Travis King, a private 2nd class, was reportedly spotted in civilian clothing at a tour of the Joint Security Area in South Korea - the border village in the demilitarised zone separating the two Koreas that is guarded by soldiers from both sides.
Is it there that the 23-year-old made a daring dash for North Korea in front of stunned onlookers.
“It took everybody a second to react and grasp what had actually happened, then we were ordered into and through Freedom House [a South Korean administrative building in the JSA] and running back to our military bus,” a Swedish visitor who was on King’s tour wrote of the moment he purportedly ran across the border while loudly laughing “ha-ha-ha”.
“I thought it was a bad joke at first, but when he didn’t come back, I realised it wasn’t a joke, and then everybody reacted and things got crazy,” another witness said.
King had previously spent two months at a South Korean detention centre, and was awaiting a return home. He was escorted as far as the customs checkpoint at Incheon International Airport and was due to fly home to Fort Bliss army post in Texas.
However, he evaded his handlers and slipped security.
Now his uncle Carl Gates has revealed more about King’s background and struggles - hinting it as a possible reason for his wild defection to the hermit nation.
Gates said King began struggling emotionally after his nephew, Gates’ son King’Nazir, had died.
As King’Nazir grappled with SPTLC 2, a genetic condition so rare that it does not have an official name, King was overseas and felt guilty for not being able to be there, according to Gates.
“When my son was on life support, and when my son passed away … Travis started [being] reckless [and] crazy when he knew my son was about to die,” Gates told news website the Daily Beast.
King’Nazir died in February.
“His mum came down on a few occasions, and she then talked to him and let him know what was going on with my son. And it seemed like he was breaking down. It affected Travis a lot,” he recalled.
“Because he couldn’t be here. He was in the Army, overseas. I know it’s related to what he did. The pain came from my son, and it escalated to this s***.
“I think right now he might have a problem or something. I can’t see him doing that intentionally if he was in his right mind,”
Prior to his defection, King was convicted and fined approximately US$3950 ($6312) for assaulting an unidentified person and damaging a police vehicle in Seoul last October, according to AP.
The UN Command said they believe he is in North Korean custody.
White House press secretary Karine Jean-Pierre said the US government was working with its North Korean counterparts to “resolve this incident”.
It wasn’t known whether or how the US and North Korea would communicate. The two countries have no diplomatic relations and are still officially at war because the Korean War ended with an armistice, not a peace treaty.

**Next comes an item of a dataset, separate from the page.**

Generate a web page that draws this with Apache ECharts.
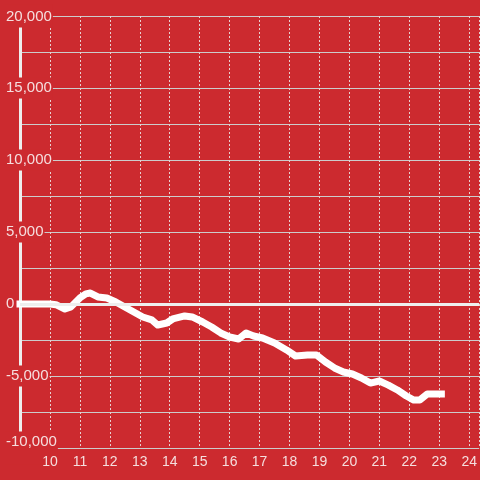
<!DOCTYPE html>
<html>
<head>
<meta charset="utf-8">
<script src="https://cdn.jsdelivr.net/npm/echarts@6/dist/echarts.min.js"></script>
<style>
html,body{margin:0;padding:0;background:#cc2a2f;}
#chart{width:480px;height:480px;}
</style>
</head>
<body>
<div id="chart"></div>
<script>
// x positions (hours) and values
var times = [9.0, 9.5, 10.0, 10.2, 10.5, 10.7, 11.0, 11.2, 11.35, 11.6, 11.9, 12.2, 12.5, 12.8, 13.1, 13.4, 13.6, 13.9, 14.1, 14.5, 14.75, 15.1, 15.4, 15.7, 16.0, 16.3, 16.55, 16.8, 17.1, 17.5, 17.9, 18.2, 18.6, 18.9, 19.2, 19.5, 19.8, 20.1, 20.4, 20.7, 21.0, 21.3, 21.6, 21.9, 22.15, 22.35, 22.6, 23.07];
var values = [0, 0, 0, -50, -350, -200, 420, 700, 760, 490, 420, 140, -210, -560, -900, -1100, -1460, -1320, -1040, -830, -900, -1250, -1600, -2010, -2290, -2430, -2010, -2220, -2360, -2710, -3190, -3610, -3540, -3540, -4030, -4440, -4720, -4860, -5140, -5490, -5350, -5630, -5970, -6390, -6670, -6670, -6250, -6250];
var xTicks = [10, 11, 12, 13, 14, 15, 16, 17, 18, 19, 20, 21, 22, 23, 24];
var yLabels = [-10000, -5000, 0, 5000, 10000, 15000, 20000];

var data = times.map(function (t, i) { return [t, values[i]]; });
var bg = '#cc2a2f';
var txt = '#f5dede';

var chart = echarts.init(document.getElementById('chart'));
chart.setOption({
  backgroundColor: bg,
  animation: false,
  grid: { left: 20, right: 0, top: 16, bottom: 32, containLabel: false },
  xAxis: {
    type: 'value',
    min: 9,
    max: 9 + 460 / 30,
    interval: 1,
    axisLine: { show: false },
    axisTick: { show: false },
    axisLabel: {
      color: txt,
      fontFamily: 'Liberation Sans',
      fontSize: 14,
      margin: 7,
      showMinLabel: false,
      showMaxLabel: false,
      formatter: function (v) { return xTicks.indexOf(v) >= 0 ? String(v) : ''; }
    },
    splitLine: { show: true, lineStyle: { color: '#e8d0d0', width: 1, type: [2, 2] } }
  },
  yAxis: {
    type: 'value',
    min: -10000,
    max: 20000,
    interval: 2500,
    axisLine: { show: true, onZero: false, lineStyle: { color: '#eeeeee', width: 3 } },
    axisTick: { show: false },
    axisLabel: {
      color: txt,
      fontFamily: 'Liberation Sans',
      fontSize: 15,
      align: 'left',
      margin: 15,
      backgroundColor: bg,
      padding: [3, 1, 3, 1],
      rich: {
        m: { fontSize: 15, fontFamily: 'Liberation Sans', color: txt, padding: [0, 0, 12, 0] },
        t: { fontSize: 15, fontFamily: 'Liberation Sans', color: txt, padding: [2, 0, 0, 0] }
      },
      formatter: function (v) {
        if (yLabels.indexOf(v) < 0) return '';
        var s = v.toLocaleString('en-US');
        if (v === -10000) return '{m|' + s + '}';
        if (v === 20000) return '{t|' + s + '}';
        return s;
      }
    },
    splitLine: { show: true, lineStyle: { color: '#cccccc', width: 1 } }
  },
  series: [{
    type: 'line',
    data: data,
    showSymbol: false,
    symbol: 'none',
    lineStyle: { color: '#ffffff', width: 7, cap: 'square', join: 'round' },
    markLine: {
      silent: true,
      symbol: 'none',
      label: { show: false },
      lineStyle: { color: '#eeeeee', width: 3, type: 'solid' },
      data: [{ yAxis: 0 }]
    },
    z: 3
  }]
});
</script>
</body>
</html>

In the past, Sweden, which has an embassy in Pyongyang, provided consular services for other Americans detained in North Korea. But Swedish diplomatic staff reportedly haven’t returned to North Korea since the country imposed a Covid-19 lockdown in early 2020 and ordered all foreigners to leave.
It’s rare for Americans or South Koreans to defect to North Korea, but more than 30,000 North Koreans have fled to South Korea to escape political oppression and economic difficulties since the end of the 1950-53 Korean War.
King’s mother, Claudine Gates, previously told ABC that she just wants her son “to come home”.